What separates trend following from simply trading in the direction of a trend on individual setups?

The distinction is both philosophical and operational. A trader who trades „with the trend” on individual setups uses the trend as a directional filter — but still has profit targets, such as a prior swing high or a specific resistance reading, and closes the position when the target is hit. Trend following has no profit targets in the classic sense. The system stays in the trade as long as the trend continues, even when the profit on a single position runs to 200, 300, or 500 percent of the amount originally risked. The exit comes only on a reversal signal — classically a break of the lowest low of the last ten or twenty sessions for a long position, or a fast moving average crossing the slow one in the opposite direction. The consequence is a distinctive return profile: most trades close as small losses, a few exit with small profits, and a handful of positions generate massive gains that fund the entire year. That is the textbook distribution of a low-hit-rate, very-high-reward-to-risk strategy — statistically unusual compared to most retail strategies.
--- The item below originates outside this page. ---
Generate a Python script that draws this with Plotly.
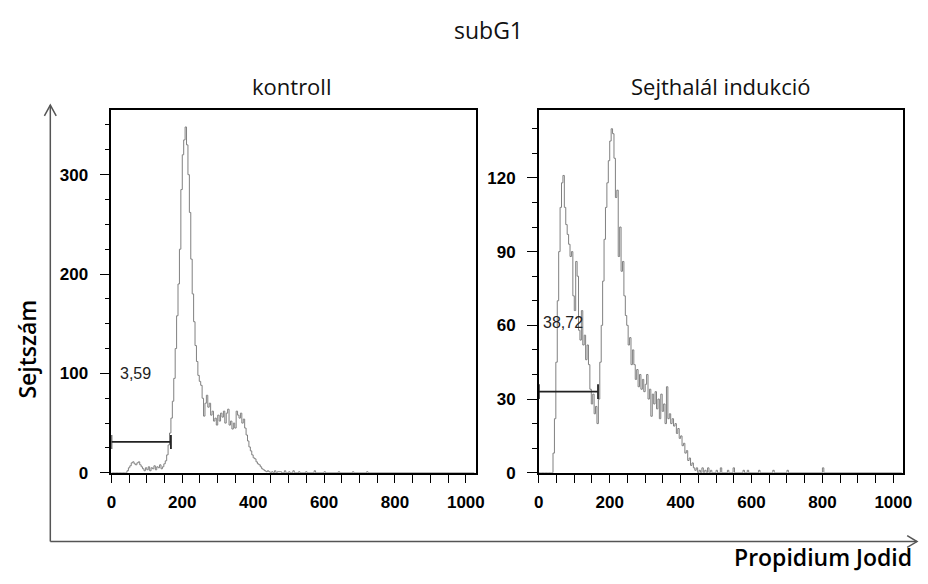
import numpy as np
import plotly.graph_objects as go

W, H = 928, 584

# ---------------- data ----------------
bin_width = 4
ctrl_counts = [0, 0, 0, 0, 0, 0, 0, 0, 0, 0, 0,
               2, 5, 7, 10, 11, 9, 8, 10, 11, 8, 6, 4, 2, 5, 3, 6, 2, 5, 4, 7, 3, 6, 5, 8, 4, 6, 9,
               12, 18, 28, 40, 55, 72, 95, 125, 158, 190, 225, 285, 320, 335, 348, 330, 300, 262,
               215, 180, 152, 128, 112, 98, 92, 88, 75, 57, 70, 78, 66, 70, 58, 62, 52, 55, 48, 58,
               52, 60, 56, 62, 50, 60, 64, 48, 52, 44, 50, 45, 62, 58, 55, 60, 50, 54, 45, 38, 32,
               26, 22, 18, 15, 14, 11, 9, 8, 6, 4, 3, 2, 1, 2, 1, 0]
ctrl_tail_x = [452, 456, 460, 464, 468, 476, 480, 488, 492, 500, 504, 512, 516, 528, 532, 548, 552,
               572, 576, 600, 604, 640, 644, 680, 684, 720, 724, 1024]
ctrl_tail_y = [1, 0, 2, 0, 1, 1, 0, 2, 0, 1, 0, 2, 0, 1, 0, 1, 0, 2, 0, 1, 0, 1, 0, 1, 0, 1, 0, 0]

ind_counts = [0, 0, 0, 0, 0, 0, 0, 0, 0, 0,
              8, 22, 45, 70, 90, 108, 118, 121, 108, 101, 97, 93, 88, 90, 72, 66, 86, 80, 58, 54,
              66, 52, 56, 46, 52, 44, 34, 28, 32, 24, 27, 20, 30, 45, 60, 78, 95, 108, 118, 127,
              135, 140, 138, 128, 112, 115, 88, 100, 82, 86, 72, 64, 60, 52, 55, 44, 50, 44, 38,
              42, 35, 40, 34, 38, 33, 36, 40, 30, 34, 23, 32, 28, 33, 26, 30, 22, 32, 25, 28, 20,
              35, 22, 24, 20, 22, 19, 20, 16, 18, 14, 15, 11, 12, 8, 9, 5, 6, 3, 4, 2, 1, 2, 0]
ind_tail_x = [452, 456, 460, 464, 468, 472, 476, 480, 484, 488, 500, 504, 512, 516, 532, 536, 548,
              552, 576, 580, 588, 592, 620, 624, 660, 664, 700, 704, 800, 804, 1024]
ind_tail_y = [1, 0, 2, 0, 1, 0, 2, 0, 1, 0, 1, 0, 2, 0, 1, 0, 2, 0, 1, 0, 1, 0, 1, 0, 1, 0, 1, 0,
              2, 0, 0]

# gates: [x start, x end, level, cap half-height]
ctrl_gate = [0, 168, 31, 7]
ind_gate = [0, 167, 33, 3]
ctrl_label, ind_label = "3,59", "38,72"
ctrl_label_pos = [18, 100]
ind_label_pos = [6, 61]

x_ticks = list(range(0, 1001, 50))
x_labels = [str(v) if v % 200 == 0 else "" for v in x_ticks]

# ---------------- figure ----------------
def px(x):
    return x / W

def py(y):
    return 1 - y / H

ctrl_x = list(np.arange(len(ctrl_counts)) * bin_width) + ctrl_tail_x
ctrl_y = ctrl_counts + ctrl_tail_y
ind_x = list(np.arange(len(ind_counts)) * bin_width) + ind_tail_x
ind_y = ind_counts + ind_tail_y

fig = go.Figure()
curve = dict(color="#808080", width=1, shape="hv")
fig.add_trace(go.Scatter(x=ctrl_x, y=ctrl_y, mode="lines", line=curve, xaxis="x", yaxis="y",
                         showlegend=False, hoverinfo="skip"))
fig.add_trace(go.Scatter(x=ind_x, y=ind_y, mode="lines", line=curve, xaxis="x2", yaxis="y2",
                         showlegend=False, hoverinfo="skip"))

def gate_trace(g, xa, ya):
    x0, x1, lv, h = g
    return go.Scatter(x=[x0, x0, None, x0, x1, None, x1, x1],
                      y=[lv - h, lv + h, None, lv, lv, None, lv - h, lv + h],
                      mode="lines", line=dict(color="#222222", width=1.8),
                      xaxis=xa, yaxis=ya, showlegend=False, hoverinfo="skip", cliponaxis=False)

fig.add_trace(gate_trace(ctrl_gate, "x", "y"))
fig.add_trace(gate_trace(ind_gate, "x2", "y2"))

tickfont = dict(family="Liberation Sans, Arial", size=17, color="black", weight="bold")
xcommon = dict(range=[0, 1028], tickmode="array", tickvals=x_ticks, ticktext=x_labels,
               ticks="outside", ticklen=8, tickwidth=1.2, tickcolor="black",
               ticklabelstandoff=5,
               showline=True, mirror=True, linecolor="black", linewidth=1.5,
               showgrid=False, zeroline=False, tickfont=tickfont, fixedrange=True)
ycommon = dict(ticks="outside", ticklen=10, tickwidth=1.2, tickcolor="black",
               ticklabelstandoff=8,
               showline=True, mirror=True, linecolor="black", linewidth=1.5,
               showgrid=False, zeroline=False, tickfont=tickfont, fixedrange=True)

ydom = [py(481), py(112)]
fig.update_layout(
    width=W, height=H, margin=dict(l=0, r=0, t=0, b=0),
    paper_bgcolor="white", plot_bgcolor="white",
    xaxis=dict(domain=[px(108), px(478)], anchor="y", **xcommon),
    yaxis=dict(domain=ydom, anchor="x", range=[0, 365], tickvals=[0, 100, 200, 300],
               minor=dict(dtick=25, tick0=0, ticks="outside", ticklen=5, tickcolor="black"),
               **ycommon),
    xaxis2=dict(domain=[px(542), px(912)], anchor="y2", **xcommon),
    yaxis2=dict(domain=ydom, anchor="x2", range=[0, 147.6], tickvals=[0, 30, 60, 90, 120],
                minor=dict(dtick=10, tick0=0, ticks="outside", ticklen=5, tickcolor="black"),
                **ycommon),
)

title_font = dict(family="Open Sans", size=22, color="#111111")
ann = [
    dict(text="subG1", x=px(491), y=py(31), font=dict(family="Open Sans", size=23, color="#111111")),
    dict(text="kontroll", x=px(291), y=py(88), font=title_font),
    dict(text="Sejthalál indukció", x=px(726), y=py(88), font=title_font),
    dict(text="Sejtszám", x=px(22), y=py(355), textangle=-90,
         font=dict(family="Open Sans", size=23, color="black", weight=600)),
    dict(text="Propidium Jodid", x=px(831), y=py(567),
         font=dict(family="Open Sans", size=23, color="black", weight=600)),
]
for a in ann:
    a.update(xref="paper", yref="paper", showarrow=False, xanchor="center", yanchor="middle")
fig.update_layout(annotations=ann)
fig.add_annotation(text=ctrl_label, x=ctrl_label_pos[0], y=ctrl_label_pos[1], xref="x", yref="y",
                   showarrow=False, xanchor="left", yanchor="middle",
                   font=dict(family="Liberation Sans, Arial", size=16, color="#222222"))
fig.add_annotation(text=ind_label, x=ind_label_pos[0], y=ind_label_pos[1], xref="x2", yref="y2",
                   showarrow=False, xanchor="left", yanchor="middle",
                   font=dict(family="Liberation Sans, Arial", size=16, color="#222222"))

# big axis arrows
arrow_col = "#555555"
fig.add_shape(type="line", xref="paper", yref="paper", x0=px(46), x1=px(46), y0=py(551), y1=py(107),
              line=dict(color=arrow_col, width=1.5))
fig.add_shape(type="line", xref="paper", yref="paper", x0=px(46), x1=px(926), y0=py(551), y1=py(551),
              line=dict(color=arrow_col, width=1.5))
fig.add_shape(type="path", xref="paper", yref="paper",
              path=f"M {px(40)} {py(118)} L {px(46)} {py(107)} L {px(52)} {py(118)}",
              line=dict(color=arrow_col, width=1.5))
fig.add_shape(type="path", xref="paper", yref="paper",
              path=f"M {px(916)} {py(545)} L {px(926)} {py(551)} L {px(916)} {py(557)}",
              line=dict(color=arrow_col, width=1.5))

fig.write_html("out.html")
How much capital do you realistically need to run a mechanical trend-following system?

The realistic operational threshold starts at €20,000 of trading capital, and feels comfortable from €50,000. Three constraints baked into the logic of the system drive that. First, trend following requires diversification across at least five to ten uncorrelated instruments — otherwise the whole account is exposed to one market's consolidation. Five concurrent positions at 0.5 percent risk each total 2.5 percent of capital, which on a €20,000 account is €500 — a sensible boundary. Second, mechanical breakout signals produce strings of losses — five, eight, sometimes ten losing trades in a row before a big winning trend shows up. Psychologically and financially, the trader has to endure that without overriding the system. Third, the operating costs — spreads, commissions, swaps — eat most of the edge on a small account. On a €5,000 account, the spread on every trade is 0.2-0.5 percent, and a trend-following system can generate two or three hundred trades a year. Anyone with less than €20,000 is better off trading manually on one or two instruments, with single positions and a heavier weight on each trade.

Why do most beginners abandon trend following after just a few months?

Four reasons show up in almost every case. First, a trend follower's equity curve has a staircase shape — long months of small losses punctuated by isolated, dramatic upward jumps. Most beginners measure progress weekly or monthly, and after three months in the red they lose faith and switch to a different strategy. Second, the drawdowns are painfully deep — classic trend-following systems regularly post drawdowns of 20-30 percent of capital, and in 2014-2015 even 40-50 percent. A trader who cannot psychologically accept that volatility sells at the bottom. Third, the system demands absolute mechanical discipline — every manual override, every „I'll wait a bit longer to exit”, every „this time it won't reverse so I'll skip the signal” destroys the statistical edge. Fourth, boredom and frustration — trend following means that 70-80 percent of the time you are sitting in positions that slowly oscillate, with nothing to do. Many beginners trade because they enjoy the adrenaline — trend following provides no adrenaline for months at a time, only the final result.